Weirdly, one of Larry the Cable Guy’s contributions to the world of cinema straight-up used a character from an earlier, highly-acclaimed film that in no way involved Larry the Cable Guy.
In 2008, Mr. the Cable Guy made a movie called Witless Protection, about a small-town deputy who takes off with an FBI witness, believing that the agents involved in the case are actually baddies. Amazingly, it managed to earn a 4 percent rating on Rotten Tomatoes. To put that in perspective, Cats has a score of 19 percent.
The movie also stars the legendary Yaphet Kotto, and the far less legendary Jenny McCarthy. Kotto plays an FBI agent named “Alonzo Mosely” in what sadly turned out to be his final film role. Reportedly he just retired, but it’s also possible that sharing scenes with the Blue Collar Comedy Tour guy totally sapped his enthusiasm for the process of filmmaking as a whole.
If that character name sounds familiar, that’s probably because there was a guy named “Alonzo Mosely” in the classic ‘80s action-comedy Midnight Run, which could just have been a coincidence, except for the fact that he was also an FBI agent, and he was also played by Yaphet Kotto.
So was Witless Protection a part of the Midnight Run Cinematic Universe?

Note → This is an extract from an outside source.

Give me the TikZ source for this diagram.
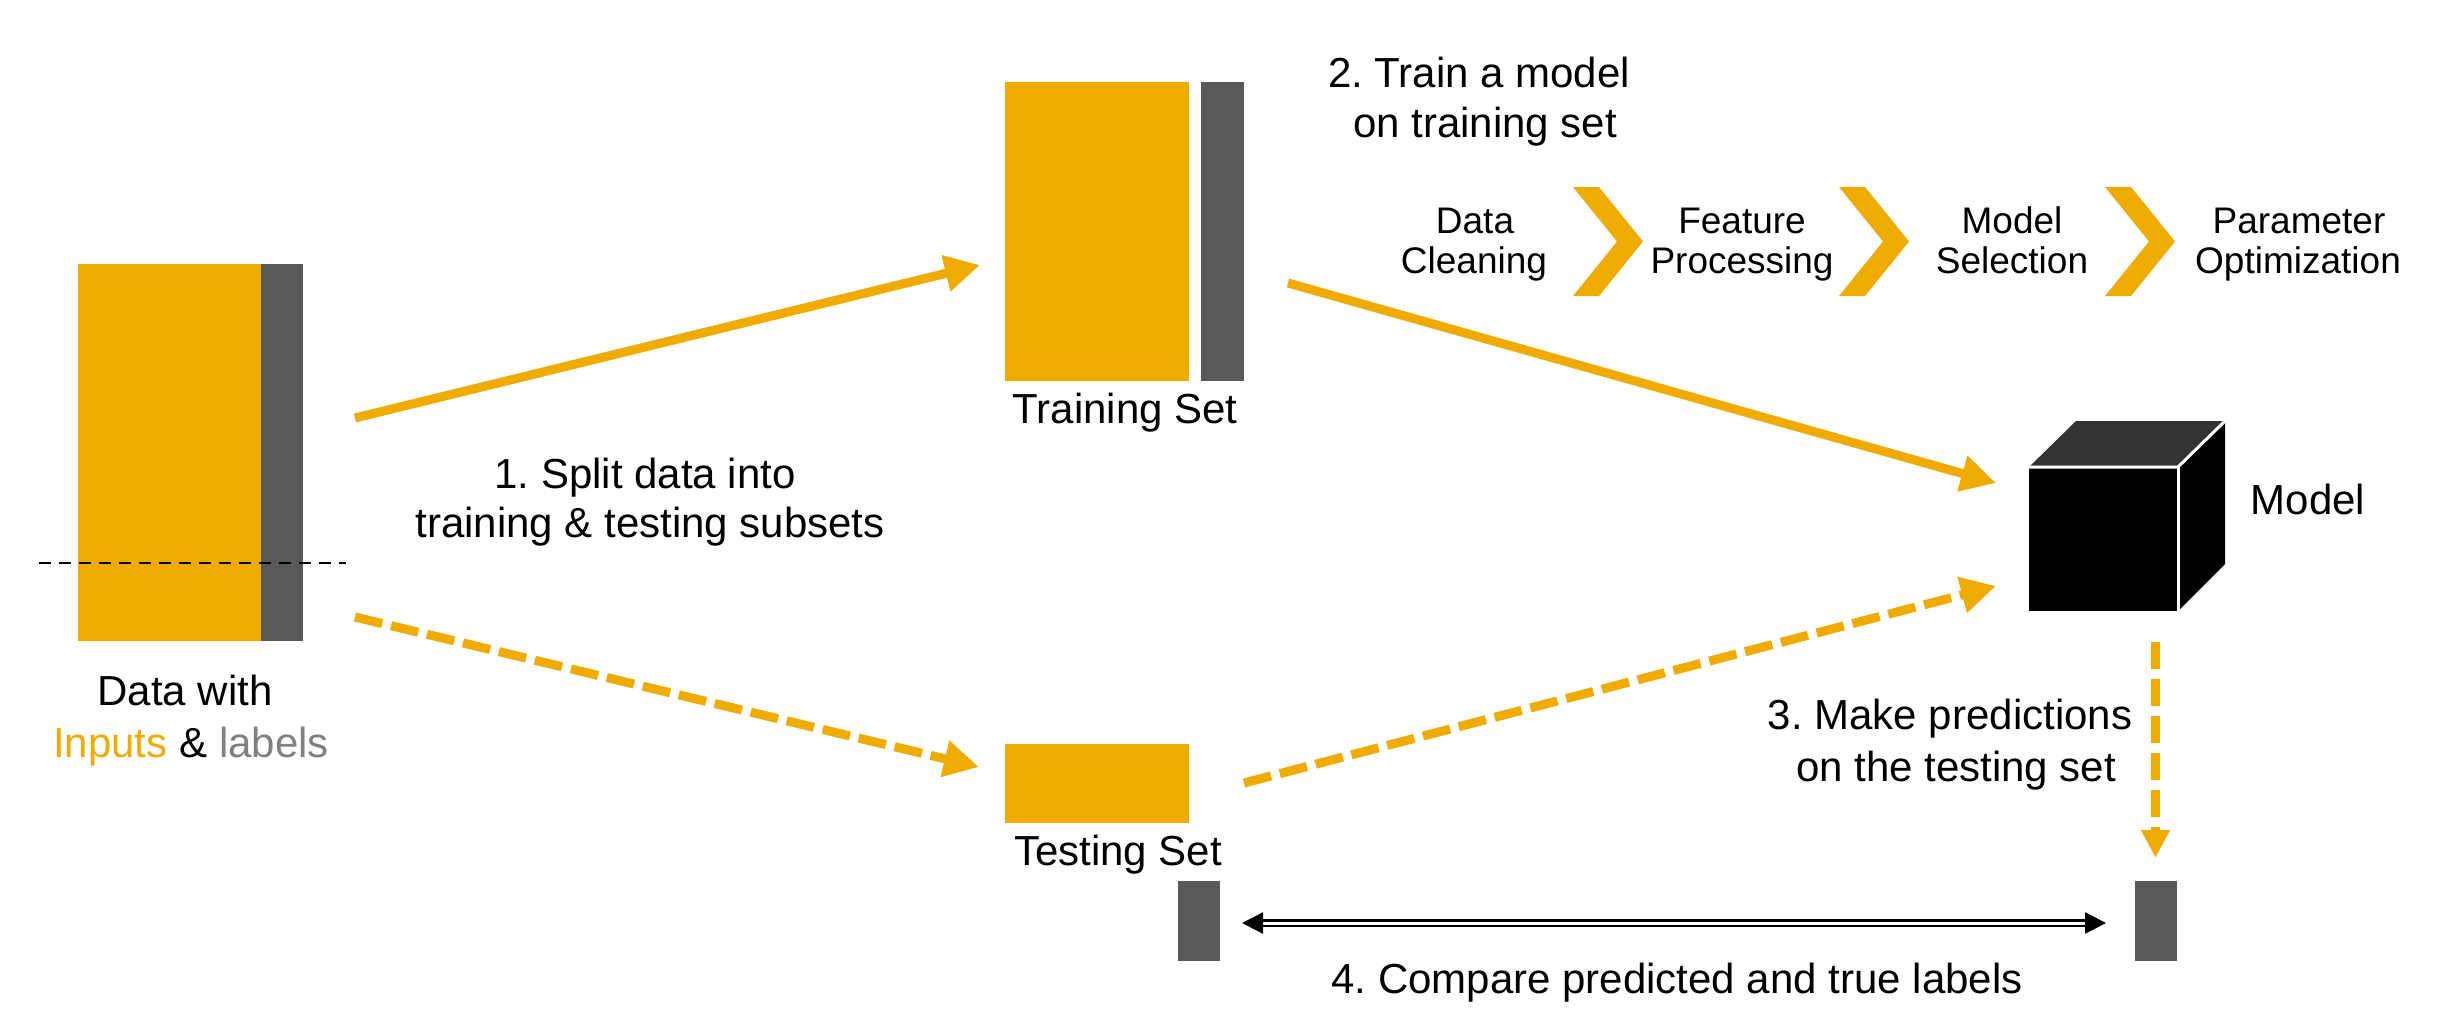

Seemingly, the filmmakers behind this really bad movie simply decided to co-opt a character from a really good movie from the same genre, without permission. This would be kind of like if someone decided to make a low-budget mafia movie with Jeff Foxworthy, then hired Al Pacino to play “Michael Corleone.”
While the filmmakers behind Witless Protection may have been banking on the fact that nobody in the universe would ever watch Witless Protection, Universal Pictures, who released Midnight Run, took notice of the name and filed a lawsuit against the distributor, Lionsgate. Universal claimed that Lionsgate had already been “warned with a cease-and-desist letter concerning the Mosely character” and were seeking to “impound and dispose of all copies of the film.” They also wanted “all profits, should any exist.” The court papers even managed to throw some shade at Witless Protection, making reference to the movie’s “inane action” and noting that it was a “box office flop as well as a critical failure.”
Presumably, Universal either lost the case or reached some sort of settlement with Lionsgate, seeing as how the studio has never gone door-to-door confiscating Witless Protection DVDs.